With Abhishek emerging as the heir apparent of Mamata, the tussle between the ‘Old Guards’ versus ‘Young Turks’ within the TMC has been escalating, forcing the party supremo to relieve all leaders in the higher echelons of the organisation of their offices in February 2022.

The move was initially perceived as the one intended to clip the wings of Abhishek, but he was later reinstated as the national general secretary of the party. The clamour within the TMC for the retirement of veterans continued to grow louder. Abhishek, himself, publicly stated that the politicians, like people in all other professions, should retire after reaching a certain age, leaving space for new leaders. His opinion was amplified by Bose and other TMC leaders close to him. Mamata, however, countered it, emphatically stating that the senior leaders must be respected.

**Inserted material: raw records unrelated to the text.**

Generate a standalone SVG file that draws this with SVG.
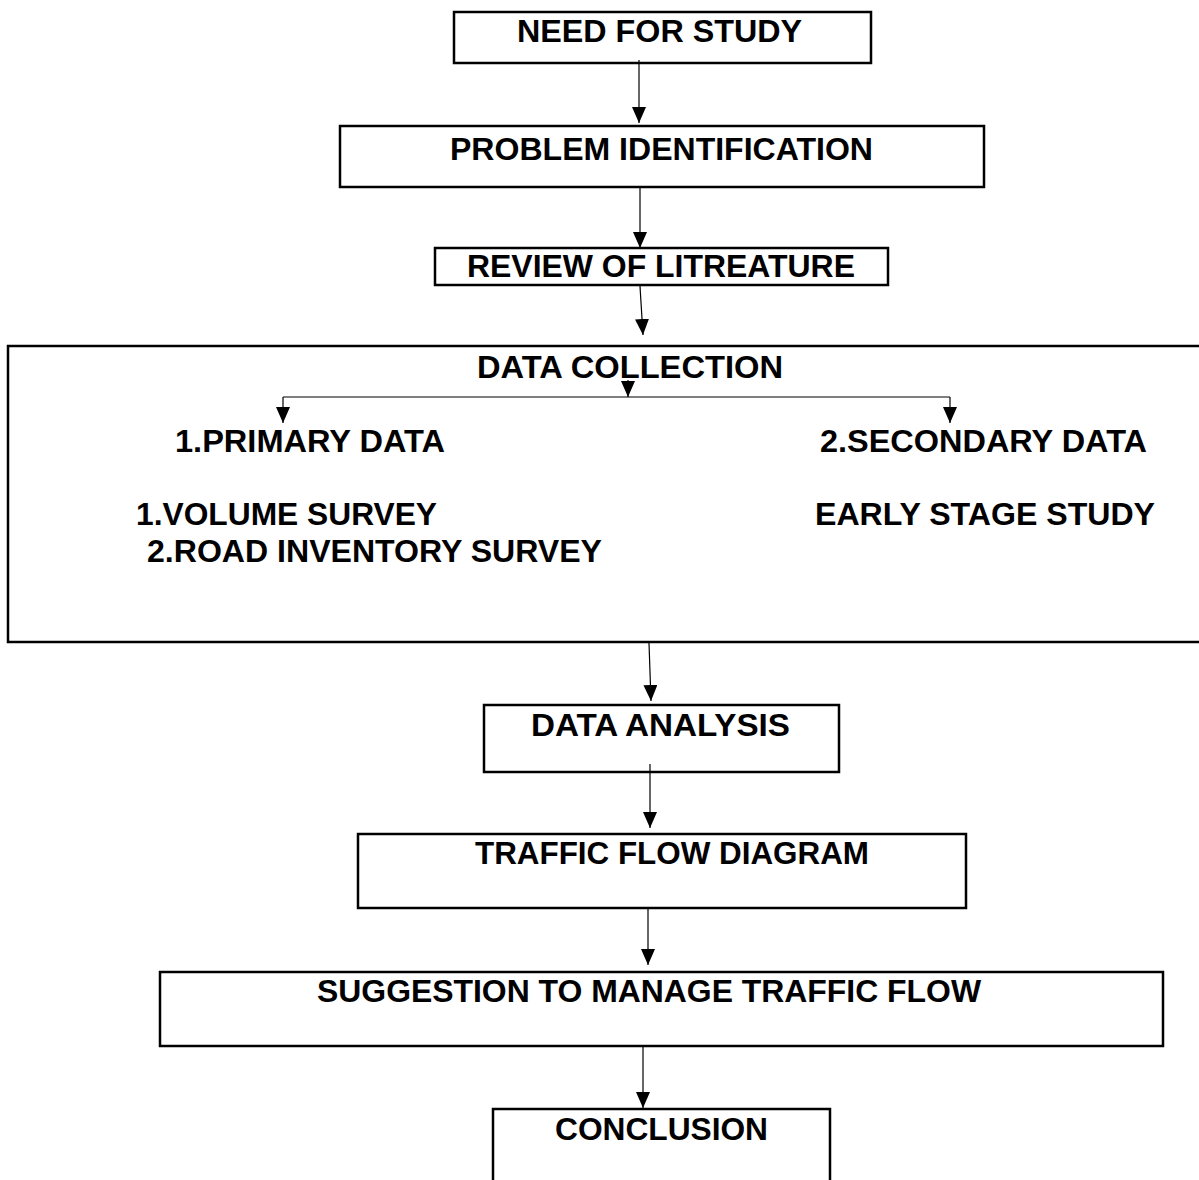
<svg xmlns="http://www.w3.org/2000/svg" width="1199" height="1180" viewBox="0 0 1199 1180">
<style>
.box{fill:none;stroke:#000;stroke-width:2.5}
.t{font-family:"Liberation Sans",Arial,sans-serif;font-weight:bold;font-size:31px;fill:#000}
.c{fill:none;stroke:#000;stroke-width:1.2}
</style>
<defs>
<marker id="ah" markerUnits="userSpaceOnUse" viewBox="0 0 16 14" markerWidth="16" markerHeight="14" refX="16" refY="7" orient="auto">
<path d="M0,0 L16,7 L0,14 z" fill="#000"/>
</marker>
</defs>
<rect width="1199" height="1180" fill="#fff"/>
<g id="n1"><rect class="box" x="454" y="12" width="417" height="51"/><text class="t" x="517" y="42" textLength="285" lengthAdjust="spacingAndGlyphs">NEED FOR STUDY</text></g>
<g id="n2"><rect class="box" x="340" y="126" width="644" height="61"/><text class="t" x="450" y="160" textLength="423" lengthAdjust="spacingAndGlyphs">PROBLEM IDENTIFICATION</text></g>
<g id="n3"><rect class="box" x="435" y="248" width="453" height="37"/><text class="t" x="467" y="277" textLength="388" lengthAdjust="spacingAndGlyphs">REVIEW OF LITREATURE</text></g>
<g id="n4"><path class="box" d="M1199,346 H8 V642 H1199"/>
<text class="t" x="477" y="378" textLength="306" lengthAdjust="spacingAndGlyphs">DATA COLLECTION</text>
<text class="t" x="175" y="452" textLength="270" lengthAdjust="spacingAndGlyphs">1.PRIMARY DATA</text>
<text class="t" x="136" y="525" textLength="301" lengthAdjust="spacingAndGlyphs">1.VOLUME SURVEY</text>
<text class="t" x="147" y="562" textLength="455" lengthAdjust="spacingAndGlyphs">2.ROAD INVENTORY SURVEY</text>
<text class="t" x="820" y="452" textLength="327" lengthAdjust="spacingAndGlyphs">2.SECONDARY DATA</text>
<text class="t" x="815" y="525" textLength="340" lengthAdjust="spacingAndGlyphs">EARLY STAGE STUDY</text>
</g>
<g id="n5"><rect class="box" x="484" y="705" width="355" height="67"/><text class="t" x="531" y="736" textLength="259" lengthAdjust="spacingAndGlyphs">DATA ANALYSIS</text></g>
<g id="n6"><rect class="box" x="358" y="834" width="608" height="74"/><text class="t" x="475" y="864" textLength="394" lengthAdjust="spacingAndGlyphs">TRAFFIC FLOW DIAGRAM</text></g>
<g id="n7"><rect class="box" x="160" y="972" width="1003" height="74"/><text class="t" x="317" y="1002" textLength="664" lengthAdjust="spacingAndGlyphs">SUGGESTION TO MANAGE TRAFFIC FLOW</text></g>
<g id="n8"><path class="box" d="M493,1185 V1109 H830 V1185"/><text class="t" x="555" y="1140" textLength="213" lengthAdjust="spacingAndGlyphs">CONCLUSION</text></g>
<g id="connectors">
<line class="c" x1="639" y1="60" x2="639" y2="123" marker-end="url(#ah)"/>
<line class="c" x1="640" y1="187" x2="640" y2="248" marker-end="url(#ah)"/>
<line class="c" x1="640" y1="286" x2="643" y2="335" marker-end="url(#ah)"/>
<line class="c" x1="628" y1="380" x2="628" y2="397" marker-end="url(#ah)"/>
<line class="c" x1="283" y1="397" x2="950" y2="397"/>
<line class="c" x1="283" y1="397" x2="283" y2="423" marker-end="url(#ah)"/>
<line class="c" x1="950" y1="397" x2="950" y2="423" marker-end="url(#ah)"/>
<line class="c" x1="649" y1="643" x2="651" y2="701" marker-end="url(#ah)"/>
<line class="c" x1="650" y1="764" x2="650" y2="828" marker-end="url(#ah)"/>
<line class="c" x1="648" y1="908" x2="648" y2="965" marker-end="url(#ah)"/>
<line class="c" x1="643" y1="1046" x2="643" y2="1108" marker-end="url(#ah)"/>
</g>
</svg>
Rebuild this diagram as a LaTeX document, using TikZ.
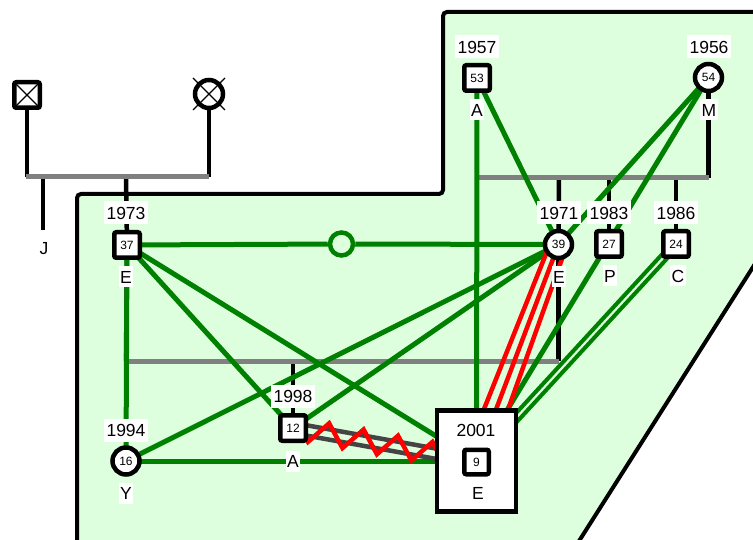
\documentclass[tikz,border=0pt]{standalone}
\usepackage{fontspec}
\setmainfont{Liberation Sans}
\usetikzlibrary{decorations.pathmorphing,calc}
\pgfdeclarelayer{bg}\pgfdeclarelayer{fam}\pgfdeclarelayer{edges}
\pgfsetlayers{bg,fam,edges,main}
\definecolor{regiongreen}{RGB}{221,255,221}
\definecolor{relgreen}{RGB}{0,128,0}
\definecolor{bargray}{RGB}{128,128,128}
\definecolor{zgray}{RGB}{68,68,68}
\definecolor{zred}{RGB}{255,0,0}
\tikzset{
  male/.style={draw=black, line width=4.5pt, fill=white, rectangle, rounded corners=2pt, minimum size=25.5pt, inner sep=0pt, outer sep=0pt, font=\fontsize{12}{14}\selectfont},
  female/.style={draw=black, line width=4.5pt, fill=white, circle, minimum size=27pt, inner sep=0pt, outer sep=0pt, font=\fontsize{12}{14}\selectfont},
  yearlbl/.style={fill=white, inner xsep=2.5pt, inner ysep=5pt, text height=13pt, text depth=0pt, font=\fontsize{17.5}{20}\selectfont},
  letterlbl/.style={fill=white, inner xsep=1.5pt, inner ysep=4pt, text height=13pt, text depth=0pt, font=\fontsize{17.5}{20}\selectfont},
  rel/.style={draw=relgreen, line width=5pt},
  hostile/.style={draw=zred, line width=4.5pt},
  famline/.style={draw=black, line width=4.5pt},
  sibbar/.style={draw=bargray, line width=5pt},
  xline/.style={draw=black, line width=1.3pt}
}
\begin{document}
\begin{tikzpicture}[x=1pt,y=-1pt]
\useasboundingbox (0,0) rectangle (753,540);
% nodes
\node[male] (dm) at (27,95) {};
\node[female, minimum size=28pt] (df) at (209,94) {};
\node[male] (n37) at (127,245) {37};
\node[female] (n39) at (558.5,244.5) {39};
\node[male] (n27) at (609,244) {27};
\node[male] (n24) at (676,244) {24};
\node[male] (n53) at (477,78) {53};
\node[female] (n54) at (708.5,77.5) {54};
\node[male] (n12) at (293,428) {12};
\node[female] (n16) at (126,461) {16};
\node[circle, draw=relgreen, line width=4.5pt, fill=regiongreen, minimum size=23pt, inner sep=0pt] (gc) at (341.5,244) {};
\node[draw=black, line width=4.5pt, fill=white, minimum width=79pt, minimum height=101pt, inner sep=0pt, outer sep=0pt] (f) at (476.5,461) {};
\node[male, minimum size=24.5pt] (n9) at (476.5,462) {9};
\node[font=\fontsize{17.5}{20}\selectfont] (t2001) at (476,430) {2001};
\node[font=\fontsize{17.5}{20}\selectfont] (tE) at (478,493) {E};
% crosses for deceased
\draw[xline] ([shift={(-11,-11)}]dm.center) -- ([shift={(11,11)}]dm.center);
\draw[xline] ([shift={(11,-11)}]dm.center) -- ([shift={(-11,11)}]dm.center);
\draw[xline] ([shift={(-16,-16)}]df.center) -- ([shift={(16,16)}]df.center);
\draw[xline] ([shift={(16,-16)}]df.center) -- ([shift={(-16,16)}]df.center);
% labels
\node[yearlbl] (l37) at (126,213) {1973};
\node[letterlbl] (e37) at (126,277) {E};
\node[yearlbl] (l39) at (559,213) {1971};
\node[letterlbl] (e39) at (559,277) {E};
\node[yearlbl] (l27) at (609,213) {1983};
\node[letterlbl] (e27) at (610,276) {P};
\node[yearlbl] (l24) at (676,213) {1986};
\node[letterlbl] (e24) at (678,276) {C};
\node[yearlbl] (l53) at (477,47) {1957};
\node[letterlbl] (e53) at (477,110) {A};
\node[yearlbl] (l54) at (709,47) {1956};
\node[letterlbl] (e54) at (709,110) {M};
\node[yearlbl] (l12) at (293,396) {1998};
\node[letterlbl] (e12) at (293,461) {A};
\node[yearlbl] (l16) at (126,430) {1994};
\node[letterlbl] (e16) at (126,493) {Y};
\node[letterlbl] (lJ) at (44,248) {J};
% coordinates
\coordinate (b1l) at (26,177);
\coordinate (b1r) at (209,177);
\coordinate (b1j) at (43,177);
\coordinate (jend) at (43,230);
\coordinate (b1c) at (126,177);
\coordinate (b2l) at (477,178);
\coordinate (b2r) at (708.5,178);
\coordinate (b2a) at (559,178);
\coordinate (b2b) at (609,178);
\coordinate (b2c) at (676,178);
\coordinate (b3l) at (126,361);
\coordinate (b3r) at (558.5,361);
\coordinate (b3c) at (293,361);
\coordinate (zs) at ($(n12.center)!-9pt!(f.center)$);
% background region
\begin{pgfonlayer}{bg}
\clip (0,0) rectangle (753,540);
\draw[fill=regiongreen, line width=4pt, rounded corners=4pt]
  (77,560) -- (77,194) -- (443,194) -- (443,12) -- (800,12) -- (800,193) -- (567,560) -- cycle;
\end{pgfonlayer}
% family lines
\begin{pgfonlayer}{fam}
\draw[famline] (dm) -- (dm |- b1l);
\draw[famline] (df) -- (df |- b1r);
\draw[famline] (b1j) -- (jend);
\draw[famline] (b1c) -- (n37);
\draw[sibbar] (b1l) -- (b1r);
\draw[famline] (n53) -- (b2l);
\draw[famline] (n54) -- (b2r);
\draw[famline] (b2a) -- (n39);
\draw[famline] (b2b) -- (n27);
\draw[famline] (b2c) -- (n24);
\draw[sibbar] (b2l) -- (b2r);
\draw[famline] (n37) -- (b3l);
\draw[famline] (n39) -- (b3r);
\draw[famline] (b3c) -- (n12);
\draw[sibbar] (b3l) -- (b3r);
\end{pgfonlayer}
% relationships
\begin{pgfonlayer}{edges}
\draw[rel] (n37) -- (gc) -- (n39);
\draw[rel] (n37) -- (n16);
\draw[rel] (n37) -- (n12);
\draw[rel] (n37) -- (f);
\draw[rel] (n53) -- (n39);
\draw[rel] (n53) -- (f);
\draw[rel] (n54) -- (n39);
\draw[rel] (n54) -- (f);
\draw[rel] (n39) -- (n16);
\draw[rel] (n39) -- (n12);
\draw[rel] (n16) -- (f);
\draw[rel, line width=4pt] ([shift={(2.4,2.2)}]n24.center) -- ([shift={(2.4,2.2)}]f.center);
\draw[rel, line width=4pt] ([shift={(-2.4,-2.2)}]n24.center) -- ([shift={(-2.4,-2.2)}]f.center);
\draw[hostile] ([shift={(-7.6,-2.9)}]n39.center) -- ([shift={(-11.5,-4.3)}]f.center);
\draw[hostile] (n39.center) -- (f.center);
\draw[hostile] ([shift={(7.6,2.9)}]n39.center) -- ([shift={(11.5,4.3)}]f.center);
\draw[draw=zgray, line width=4.5pt] ([shift={(0.9,-5)}]n12.center) -- ([shift={(0.9,-5)}]f.center);
\draw[draw=zgray, line width=4.5pt] ([shift={(-0.9,5)}]n12.center) -- ([shift={(-0.9,5)}]f.center);
\draw[hostile, decorate, decoration={zigzag, segment length=35pt, amplitude=11pt}] (zs) -- (f.center);
\end{pgfonlayer}
\end{tikzpicture}
\end{document}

Abhishek last year undertook a 3,500-km-long 'Trinamool er Nabajowar Yatra' crisscrossing the state for 60 days, to blunt the anti-incumbency wave triggered by the allegations of corruption against the party, which has been ruling the state since 2011.

Though he has been traveling across the state, campaigning for the party’s candidates contesting for the Lok Sabha seats, he has so far avoided campaigning, not only for Sudip Bandopadhyay in Kolkata Uttar but also for other veteran candidates, like Saugata Roy in Dum Dum and Kalyan Banerjee in Serampore.